--- START OF Supplied data ---
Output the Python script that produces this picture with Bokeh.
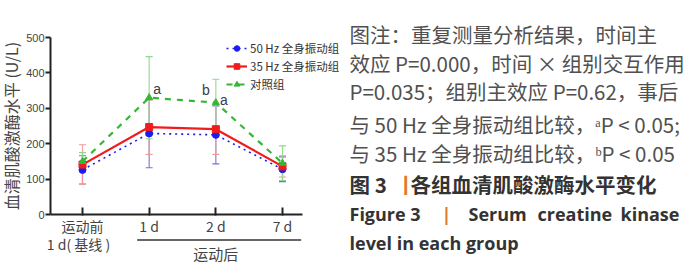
from bokeh.plotting import figure
from bokeh.models import (Range1d, FixedTicker, ColumnDataSource, Whisker, TeeHead,
                          Legend, LegendItem, LinearAxis)
from bokeh.core.properties import value
from bokeh.embed import file_html
from bokeh.resources import INLINE

# ---------------- data ----------------
categories = ["运动前", "1 d", "2 d", "7 d"]
baseline_second_line = "1 d( 基线 )"
post_label = "运动后"
y_ticks = [0, 100, 200, 300, 400, 500]

series_names = ["50 Hz 全身振动组", "35 Hz 全身振动组", "对照组"]
mean_50hz = [126, 229, 225, 128]
sd_50hz = [40, 97, 82, 35]
mean_35hz = [141, 247, 241, 136]
sd_35hz = [56, 77, 71, 30]
mean_ctrl = [150, 330, 316, 145]
sd_ctrl = [25, 116, 66, 49]

sig_text = ["a", "b", "a"]
sig_index = [1, 2, 2]

caption_lines = [
    "图注：重复测量分析结果，时间主",
    "效应 P=0.000，时间 × 组别交互作用",
    "P=0.035；组别主效应 P=0.62，事后",
    "与 50 Hz 全身振动组比较，ᵃP < 0.05;",
    "与 35 Hz 全身振动组比较，ᵇP < 0.05",
]
fig_title_cn = ["图 3", "丨", "各组血清肌酸激酶水平变化"]
fig_title_en = ["Figure 3", "|", "Serum", "creatine", "kinase", "level in each group"]

# ---------------- layout constants (pixels) ----------------
W, H = 700, 273
FL, FR, FT, FB = 50, 302, 37, 214          # chart area box
X_LO, X_HI = -0.48, 3.30                    # x extent of the axes
Y_LO, Y_HI = 0, 500

sx = (FR - FL) / (X_HI - X_LO)
sy = (FB - FT) / (Y_HI - Y_LO)
x_start = X_LO - FL / sx
x_end = X_HI + (W - FR) / sx
y_start = Y_LO - (H - FB) / sy
y_end = Y_HI + FT / sy

CJK = "Noto Sans CJK SC"
x = list(range(len(categories)))

p = figure(width=W, height=H, x_range=Range1d(x_start, x_end), y_range=Range1d(y_start, y_end),
           output_backend="svg", toolbar_location=None,
           x_axis_location=None, y_axis_location=None,
           min_border_left=0, min_border_right=0, min_border_top=0, min_border_bottom=0)
p.extra_y_ranges = {"px": Range1d(H, 0)}
p.extra_x_ranges = {"px": Range1d(0, W)}
p.xgrid.visible = False
p.ygrid.visible = False
p.outline_line_color = None
p.background_fill_color = "white"
p.border_fill_color = "white"

ax = LinearAxis(fixed_location=X_LO, bounds=(Y_LO, Y_HI))
ax.ticker = FixedTicker(ticks=y_ticks)
ax.minor_tick_line_color = None
ax.major_tick_in = 0
ax.major_tick_out = 5
ax.major_tick_line_width = 2
ax.major_tick_line_color = "#222222"
ax.axis_line_width = 2
ax.axis_line_color = "#222222"
ax.major_label_text_font = "Liberation Sans"
ax.major_label_text_font_size = "11px"
ax.major_label_text_color = "#444444"
ax.major_label_standoff = 1
ax.axis_label = "血清肌酸激酶水平 (U/L)"
ax.axis_label_text_font = CJK
ax.axis_label_text_font_size = "16px"
ax.axis_label_text_font_style = "normal"
ax.axis_label_text_color = "#444444"
ax.axis_label_standoff = 0
p.add_layout(ax, "left")

bx = LinearAxis(fixed_location=Y_LO, bounds=(X_LO, X_HI))
bx.ticker = FixedTicker(ticks=x)
bx.major_label_overrides = {i: c for i, c in zip(x, categories)}
bx.minor_tick_line_color = None
bx.major_tick_in = 7
bx.major_tick_out = 1
bx.major_tick_line_width = 2
bx.major_tick_line_color = "#222222"
bx.axis_line_width = 2
bx.axis_line_color = "#222222"
bx.major_label_text_font = CJK
bx.major_label_text_font_size = "14px"
bx.major_label_text_color = "#444444"
bx.major_label_standoff = 0
p.add_layout(bx, "below")

# second line of baseline label, bracket and "运动后"
p.text(x=[0], y=[243], text=[baseline_second_line], y_range_name="px", x_offset=-4,
       text_font=value(CJK), text_font_size="14px", text_color="#444444",
       text_align="center", text_baseline="middle")
p.segment(x0=[0.82], x1=[3.28], y0=[239.5], y1=[239.5], y_range_name="px",
          line_color="#333333", line_width=1.5)
p.text(x=[2], y=[253], text=[post_label], y_range_name="px",
       text_font=value(CJK), text_font_size="15px", text_color="#444444",
       text_align="center", text_baseline="middle")

specs = [
    (mean_50hz, sd_50hz, "#1c1cf0", "#7a6fd6", "dotted", 1.6, "circle", 7),
    (mean_35hz, sd_35hz, "#f01c1c", "#f39a9a", "solid", 2.2, "square", 7),
    (mean_ctrl, sd_ctrl, "#34b834", "#8fd88f", "dashed", 2.2, "triangle", 7),
]

items = []
for (m, s, col, ecol, dash, lw, mk, ms), name in zip(specs, series_names):
    src = ColumnDataSource(dict(x=x, y=m,
                                upper=[a + b for a, b in zip(m, s)],
                                lower=[a - b for a, b in zip(m, s)]))
    w = Whisker(source=src, base="x", upper="upper", lower="lower",
                line_color=ecol, line_width=1.2, line_alpha=0.9,
                upper_head=TeeHead(size=7, line_color=ecol, line_width=1.2),
                lower_head=TeeHead(size=7, line_color=ecol, line_width=1.2))
    p.add_layout(w)
for (m, s, col, ecol, dash, lw, mk, ms), name in zip(specs, series_names):
    src = ColumnDataSource(dict(x=x, y=m))
    r1 = p.line("x", "y", source=src, line_color=col, line_width=lw, line_dash=dash)
    r2 = p.scatter("x", "y", source=src, marker=mk, size=ms, fill_color=col, line_color=col)
    items.append(LegendItem(label=name, renderers=[r1, r2]))

sig_src = ColumnDataSource(dict(x=[x[i] for i in sig_index], y=[mean_ctrl[i] for i in sig_index],
                                text=sig_text, xo=[8, -10, 8], yo=[-9, -13, -3]))
p.text("x", "y", text="text", source=sig_src, x_offset="xo", y_offset="yo",
       text_font=value("Liberation Sans"), text_font_size="14px", text_color="#3a3a4a",
       text_align="center", text_baseline="middle")

leg = Legend(items=items, location=(226, H - 92), orientation="vertical",
             label_text_font=CJK, label_text_font_size="11.5px", label_text_color="#333333",
             glyph_width=21, glyph_height=14, label_height=14, spacing=2, padding=0, margin=0,
             label_standoff=3, border_line_color=None, background_fill_alpha=0)
p.add_layout(leg)

# ---------------- caption (pixel coordinates) ----------------
line_y = [33, 62, 90, 123, 152]
p.text(x=[349] * len(caption_lines), y=line_y, text=caption_lines,
       x_range_name="px", y_range_name="px",
       text_font=value(CJK), text_font_size="20.5px", text_color="#505050",
       text_baseline="middle")
p.text(x=[349, 395, 410], y=[183] * 3, text=fig_title_cn,
       x_range_name="px", y_range_name="px",
       text_font=value(CJK), text_font_size="20.5px", text_font_style="bold",
       text_color=["#333333", "#e07a1f", "#333333"], text_baseline="middle")
p.text(x=[349, 441, 468, 537, 620, 349], y=[213, 213, 213, 213, 213, 242], text=fig_title_en,
       x_range_name="px", y_range_name="px",
       text_font=value("Open Sans"), text_font_size="18px", text_font_style="bold",
       text_color=["#333333", "#e07a1f", "#333333", "#333333", "#333333", "#333333"],
       text_baseline="middle")

open("out.html", "w").write(file_html(p, INLINE))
--- END OF Supplied data ---
Your objective → Copy nothing but the lines from the top of the material through the line holding "from bokeh.resources import INLINE", exactly as written; omit pictures.

Solution to this task →
Output the Python script that produces this picture with Bokeh.
from bokeh.plotting import figure
from bokeh.models import (Range1d, FixedTicker, ColumnDataSource, Whisker, TeeHead,
                          Legend, LegendItem, LinearAxis)
from bokeh.core.properties import value
from bokeh.embed import file_html
from bokeh.resources import INLINE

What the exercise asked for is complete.